The Vorarlberg S-Bahn is a label for regional rail services in the Austrian state of Vorarlberg. It is integrated into the  which manages ticket pricing, and is operated by the state-owned ÖBB and privately owned Montafonerbahn (mbs). In addition to Vorarlberg, the network connects to the German town of Lindau and the Swiss town of St. Margrethen.

Establishment 
In December 2005, the first Bombardier Talents were given S-Bahn branding. However, only VVV timetables designated these services as such - ÖBB ran them as a standard regional service, and only later the S1 and S3 lines took over. Since December 2020, mbs' services on the S4 line are also designated as S-Bahn.

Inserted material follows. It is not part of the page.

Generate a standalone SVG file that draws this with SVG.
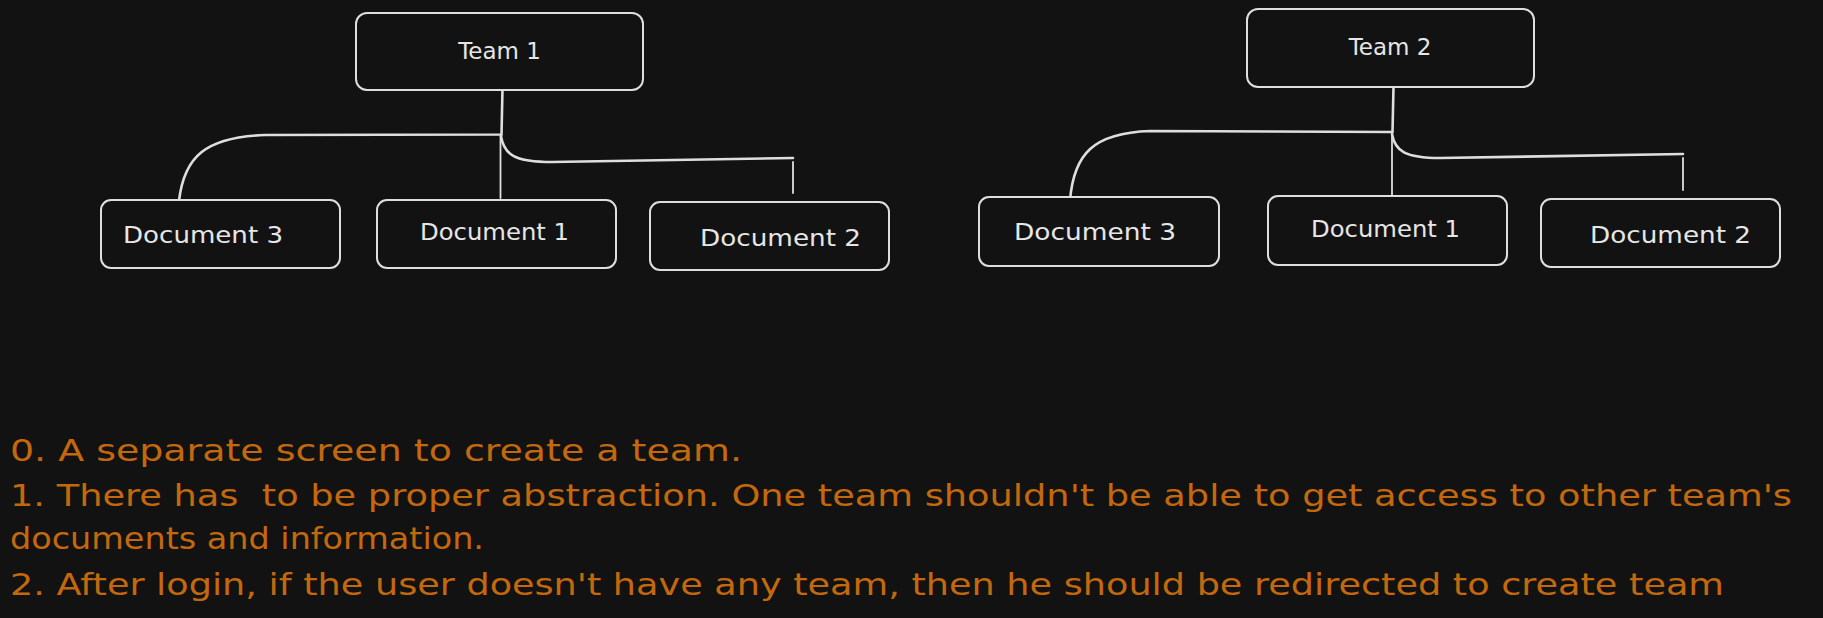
<svg xmlns="http://www.w3.org/2000/svg" width="1823" height="618" viewBox="0 0 1823 618">
<style>
.box{fill:#121212;stroke:#dedede;stroke-width:2}
.lbl{font-family:"DejaVu Sans",sans-serif;font-size:23px;fill:#e6e6e6;text-anchor:middle}
.con{fill:none;stroke:#dedede;stroke-width:2.6;stroke-linecap:round}
.thin{stroke-width:1.8}
.note{font-family:"DejaVu Sans",sans-serif;font-size:31px;fill:#c4680e}
</style>
<rect width="1823" height="618" fill="#121212"/>
<g id="connectors">
<path class="con" d="M502.5,89 L501.5,134.5 L265,135 C205,137 184,157 179,201"/>
<path class="con" d="M501,136 C504,155 515,162 552,162 L793,158"/>
<path class="con thin" d="M500.5,136 L500.5,198"/>
<path class="con thin" d="M793,162 L793,193"/>
<path class="con" d="M1393.5,87 L1392.5,132 L1150,131 C1093,133 1074,154 1070,200"/>
<path class="con" d="M1392,134 C1395,151 1405,158 1440,158 L1683,154"/>
<path class="con thin" d="M1392,134 L1392,196"/>
<path class="con thin" d="M1683,158 L1683,190"/>
</g>
<g id="team1"><rect class="box" x="356" y="13" width="287" height="77" rx="11"/><text class="lbl" x="499.5" y="59">Team 1</text></g>
<g id="t1doc3"><rect class="box" x="101" y="200" width="239" height="68" rx="10"/><text class="lbl" x="203" y="243" textLength="160" lengthAdjust="spacingAndGlyphs">Document 3</text></g>
<g id="t1doc1"><rect class="box" x="377" y="200" width="239" height="68" rx="10"/><text class="lbl" x="494.5" y="240" textLength="149" lengthAdjust="spacingAndGlyphs">Document 1</text></g>
<g id="t1doc2"><rect class="box" x="650" y="202" width="239" height="68" rx="10"/><text class="lbl" x="780.5" y="246" textLength="161" lengthAdjust="spacingAndGlyphs">Document 2</text></g>
<g id="team2"><rect class="box" x="1247" y="9" width="287" height="78" rx="11"/><text class="lbl" x="1390" y="55">Team 2</text></g>
<g id="t2doc3"><rect class="box" x="979" y="197" width="240" height="69" rx="10"/><text class="lbl" x="1095" y="240" textLength="162" lengthAdjust="spacingAndGlyphs">Document 3</text></g>
<g id="t2doc1"><rect class="box" x="1268" y="196" width="239" height="69" rx="10"/><text class="lbl" x="1385.5" y="237" textLength="149" lengthAdjust="spacingAndGlyphs">Document 1</text></g>
<g id="t2doc2"><rect class="box" x="1541" y="199" width="239" height="68" rx="10"/><text class="lbl" x="1670.5" y="243" textLength="161" lengthAdjust="spacingAndGlyphs">Document 2</text></g>
<g id="notes">
<text class="note" x="10" y="461" textLength="732" lengthAdjust="spacingAndGlyphs">0. A separate screen to create a team.</text>
<text class="note" x="10" y="506" textLength="1782" lengthAdjust="spacingAndGlyphs" xml:space="preserve">1. There has  to be proper abstraction. One team shouldn't be able to get access to other team's</text>
<text class="note" x="10" y="549" textLength="474" lengthAdjust="spacingAndGlyphs">documents and information.</text>
<text class="note" x="10" y="595" textLength="1714" lengthAdjust="spacingAndGlyphs">2. After login, if the user doesn't have any team, then he should be redirected to create team</text>
</g>
</svg>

Fleet modernization began in 2018 to the  standard. This includes a new paint scheme, new seat covers, and passenger information monitors.

Lines 
ÖBB operates lines the lines 1, 2, and 3 while Montafonerbahn operates line 4.

S1: Lindau - Bludenz  

The S1 is the busiest of the Vorarlberg S-Bahn's lines. S-Bahn and Regional-Express trains run on separate tracks in intervals of less than ten minutes. Since December 2011, between Bregenz and Bludenz there is a time interval of 30 minutes until 23:00. The most important urban transport hubs along the route are Bludenz Station, Bregenz Railway Station, Dornbirn and Feldkirch.

S3: Bregenz - St. Margrethen  
S3 trains currently run every half an hour, with some hourly services in the mornings and evenings. The line was expanded to an almost continuous half-hourly coverage until 2016. With its terminus in St. Margrethen, the S3 provides connection to the S-Bahn St. Gallen. The most important metro node along the route is Lustenau. All former R and REX trains on the route become S-Bahn trains but retain their old stopping pattern.

S4: Schruns - Bludenz  
S4 trains run primarily on an hourly basis.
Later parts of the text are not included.